When one quarterback after another was injured at the start of the 2019 season, Kentucky refused to throw in the towel. Instead, they made adjustments and fought and fought till the battle was won, ending the season with a record-breaking performance against Louisville and a Belk Bowl victory over Virginia Tech with Lynn Bowden, a wide receiver, playing quarterback.
When faced with another devastating setback to start the 2020 season, an overtime home loss to Ole Miss, Luke Fortner, a leader on Schlarman’s offensive line, said this in the locker room after the game.
“You’re going to face adversity. We’re facing it right now. You’re really judged on how good of a team you are after you face adversity. We’re going through adversity right now. What matters is how we bounce back.”

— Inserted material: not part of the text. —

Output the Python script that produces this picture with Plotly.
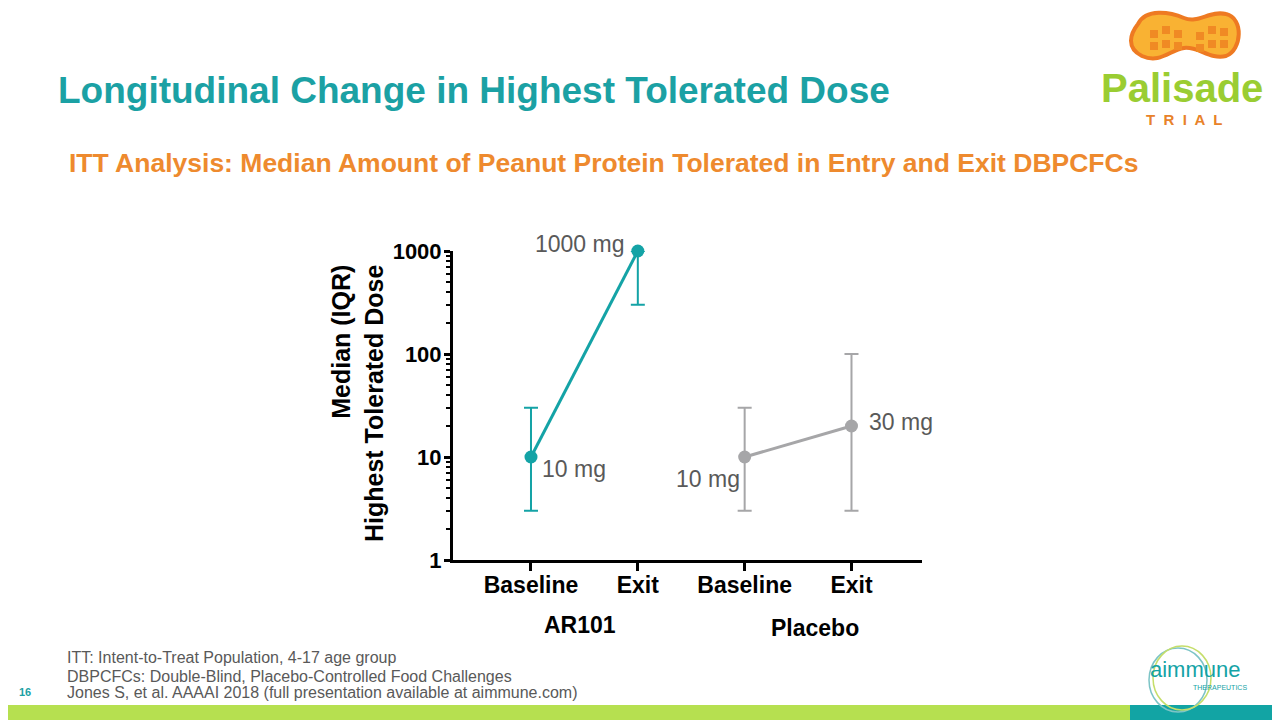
import math
import re
import plotly.graph_objects as go

# ---- data ----
categories = ["Baseline", "Exit", "Baseline", "Exit"]
groups = ["AR101", "Placebo"]
ar101_median = [10, 1000]
ar101_q1 = [3, 300]
ar101_q3 = [30, 1000]
placebo_median = [10, 20]
placebo_q1 = [3, 3]
placebo_q3 = [30, 100]
point_labels = ["10 mg", "1000 mg", "10 mg", "30 mg"]
ytick_vals = [1, 10, 100, 1000]
ytick_text = ["1", "10", "100", "1000"]

W, H = 1280, 720
OFF = 8  # page body margin
TEAL = "#14A3A6"
GRAY = "#A6A6A8"
TXT_GRAY = "#595959"
FONT = "Arial, Liberation Sans, sans-serif"


def px(x):
    return (x - OFF) / W


def py(y):
    return 1 - (y - OFF) / H


fig = go.Figure()
xpos = list(range(len(categories)))

fig.add_trace(go.Scatter(
    x=xpos[:2], y=ar101_median, mode="lines+markers",
    line=dict(color=TEAL, width=3), marker=dict(color=TEAL, size=13),
    error_y=dict(type="data", symmetric=False,
                 array=[q3 - m for q3, m in zip(ar101_q3, ar101_median)],
                 arrayminus=[m - q1 for q1, m in zip(ar101_q1, ar101_median)],
                 color=TEAL, thickness=2, width=7),
    cliponaxis=False, showlegend=False, name=groups[0]))

fig.add_trace(go.Scatter(
    x=xpos[2:], y=placebo_median, mode="lines+markers",
    line=dict(color=GRAY, width=3), marker=dict(color=GRAY, size=13),
    error_y=dict(type="data", symmetric=False,
                 array=[q3 - m for q3, m in zip(placebo_q3, placebo_median)],
                 arrayminus=[m - q1 for q1, m in zip(placebo_q1, placebo_median)],
                 color=GRAY, thickness=2, width=7),
    cliponaxis=False, showlegend=False, name=groups[1]))

all_medians = ar101_median + placebo_median
label_shift = [(9, -12, "left"), (-11, 7, "right"), (-3, -22, "right"), (16, 4, "left")]
for i, (lab, yv) in enumerate(zip(point_labels, all_medians)):
    dx, dy, anc = label_shift[i]
    fig.add_annotation(x=xpos[i], y=math.log10(yv), xref="x", yref="y",
                       text=lab, showarrow=False, xanchor=anc, yanchor="middle",
                       xshift=dx, yshift=dy,
                       font=dict(family=FONT, size=23, color=TXT_GRAY))

fig.update_layout(
    width=W, height=H, margin=dict(l=0, r=0, t=0, b=0, autoexpand=False),
    plot_bgcolor="white", paper_bgcolor="white",
    font=dict(family=FONT, color="black"),
    xaxis=dict(domain=[px(453), px(922)], range=[-0.73, 3.66], automargin=False,
               tickvals=xpos, ticktext=["<b>%s</b>" % c for c in categories],
               showgrid=False, zeroline=False,
               showline=True, linecolor="black", linewidth=3,
               ticks="outside", ticklen=8, tickwidth=3, tickcolor="black",
               ticklabelstandoff=-6,
               tickfont=dict(size=23, color="black", family=FONT)),
    yaxis=dict(domain=[py(560), py(251)], type="log", range=[0, 3.0], automargin=False,
               tickvals=ytick_vals, ticktext=["<b>%s</b>" % t for t in ytick_text],
               showgrid=False, zeroline=False,
               showline=True, linecolor="black", linewidth=3,
               ticks="outside", ticklen=6, tickwidth=3, tickcolor="black",
               ticklabelstandoff=-2,
               tickfont=dict(size=22, color="black", family=FONT),
               minor=dict(ticks="outside", ticklen=4, tickwidth=2, tickcolor="black",
                          tickvals=[m * d for d in [1, 10, 100] for m in range(2, 10)],
                          showgrid=False)),
)

# y axis title (rotated, lines aligned at the top end)
fig.add_annotation(x=px(357), y=py(404), xref="paper", yref="paper",
                   text="<b>Median (IQR)<br>Highest Tolerated Dose</b>", textangle=-90,
                   align="right", showarrow=False, xanchor="center", yanchor="middle",
                   font=dict(size=25, color="black", family=FONT))

# group labels
fig.add_annotation(x=px(580), y=py(625), xref="paper", yref="paper", text="<b>%s</b>" % groups[0],
                   showarrow=False, xanchor="center", yanchor="middle",
                   font=dict(size=23, color="black", family=FONT))
fig.add_annotation(x=px(815), y=py(628), xref="paper", yref="paper", text="<b>%s</b>" % groups[1],
                   showarrow=False, xanchor="center", yanchor="middle",
                   font=dict(size=23, color="black", family=FONT))

# titles
fig.add_annotation(x=px(56), y=py(90), xref="paper", yref="paper", xanchor="left", yanchor="middle",
                   text="<b>Longitudinal Change in Highest Tolerated Dose</b>", showarrow=False,
                   font=dict(size=37, color="#1BA1A4", family=FONT))
fig.add_annotation(x=px(67), y=py(163), xref="paper", yref="paper", xanchor="left", yanchor="middle",
                   text="<b>ITT Analysis: Median Amount of Peanut Protein Tolerated in Entry and Exit DBPCFCs</b>",
                   showarrow=False, font=dict(size=26.5, color="#EE8A2E", family=FONT))

# footer
footer = ["ITT: Intent-to-Treat Population, 4-17 age group",
          "DBPCFCs: Double-Blind, Placebo-Controlled Food Challenges",
          "Jones S, et al. AAAAI 2018 (full presentation available at aimmune.com)"]
for t, yy in zip(footer, [657, 676, 692]):
    fig.add_annotation(x=px(65), y=py(yy), xref="paper", yref="paper", xanchor="left", yanchor="middle",
                       text=t, showarrow=False, font=dict(size=16, color=TXT_GRAY, family=FONT))
fig.add_annotation(x=px(17), y=py(692), xref="paper", yref="paper", xanchor="left", yanchor="middle",
                   text="<b>16</b>", showarrow=False, font=dict(size=11, color="#1BA1A4", family=FONT))

# bottom bars
fig.add_shape(type="rect", xref="paper", yref="paper", x0=-0.01, x1=px(1130), y0=-0.02, y1=py(705),
              fillcolor="#B6E050", line=dict(width=0), layer="below")
fig.add_shape(type="rect", xref="paper", yref="paper", x0=px(1130), x1=1.02, y0=-0.02, y1=py(705),
              fillcolor="#12A4A4", line=dict(width=0), layer="below")

# Palisade logo (approximate peanut outline)
peanut = ("M 1138 24 C 1146 8, 1170 12, 1184 18 C 1198 24, 1210 10, 1226 14 "
          "C 1244 18, 1242 50, 1226 56 C 1210 60, 1198 46, 1184 48 "
          "C 1170 50, 1160 64, 1142 56 C 1126 48, 1130 34, 1138 24 Z")


def to_paper(path):
    res, ci = "", 0
    for tok in re.split(r"(-?\d+\.?\d*)", path):
        if re.fullmatch(r"-?\d+\.?\d*", tok):
            v = float(tok)
            res += "%.5f" % (px(v) if ci % 2 == 0 else py(v))
            ci += 1
        else:
            res += tok
    return res


fig.add_shape(type="path", xref="paper", yref="paper", path=to_paper(peanut),
              fillcolor="#F9B233", line=dict(color="#EE7A22", width=4))
for (sx, sy) in [(1150, 30), (1162, 26), (1174, 30), (1150, 42), (1162, 40), (1174, 42),
                 (1196, 32), (1208, 26), (1220, 28), (1196, 44), (1208, 40), (1220, 40)]:
    fig.add_shape(type="rect", xref="paper", yref="paper", x0=px(sx), x1=px(sx + 8),
                  y0=py(sy + 8), y1=py(sy), fillcolor="#F08A24", line=dict(width=0))
fig.add_annotation(x=px(1182), y=py(88), xref="paper", yref="paper", text="<b>Palisade</b>",
                   showarrow=False, xanchor="center", yanchor="middle",
                   font=dict(size=40, color="#9ACD32", family="Liberation Sans Narrow, Arial Narrow, Arial"))
fig.add_annotation(x=px(1184), y=py(119), xref="paper", yref="paper", text="<b>T  R  I  A  L</b>",
                   showarrow=False, xanchor="center", yanchor="middle",
                   font=dict(size=15, color="#E8822A", family=FONT))

# aimmune logo (approximate)
fig.add_shape(type="circle", xref="paper", yref="paper",
              x0=px(1149), x1=px(1207), y0=py(712), y1=py(648),
              line=dict(color="#7CC4C6", width=1.5))
fig.add_shape(type="circle", xref="paper", yref="paper",
              x0=px(1153), x1=px(1211), y0=py(710), y1=py(646),
              line=dict(color="#C5DE6A", width=1.5))
fig.add_annotation(x=px(1195), y=py(669), xref="paper", yref="paper", text="aimmune",
                   showarrow=False, xanchor="center", yanchor="middle",
                   font=dict(size=22, color="#14A3A6", family=FONT))
fig.add_annotation(x=px(1220), y=py(687), xref="paper", yref="paper", text="THERAPEUTICS",
                   showarrow=False, xanchor="center", yanchor="middle",
                   font=dict(size=7, color="#14A3A6", family=FONT))

fig.write_html("out.html")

Two weeks later they bounced back with a 34-7 win at Tennessee, the program’s first since 1984. Coaching in what would be his final game, Schlarman got one more game ball.
— Kentucky Football (@UKFootball) October 17, 2020
If the man at the pearly gates is judging John Schlarman on how he faced adversity, they’ll push him to the front of the line. When life dealt him the worst possible hand, Schlarman was at his best. An inspiration to a generation of Kentucky football fans, he set an example for his players, showing them how to succeed on the gridiron and in life after football.
“It’s been nothing but inspiration,” said center Drake Jackson. “You look at him and the character that he still shows everyday, the high energy and just all of the stuff he’s battling with and he can still come here and do his job and try to make us better football players and better people.”
“Every single day he greets you with a smile,” said offensive tackle Landon Young. “Every single day he greets you with enthusiasm, comes out here and pumps us up even though he has every excuse in the world to be sitting at home and resting. I think his goal more than anything is not to just make us great offensive linemen, but to make us great men.”
Just like the Kentucky Wildcats, he fought cancer till the battle was won; in death, his victory is the number of lives he touched by showing us how to live.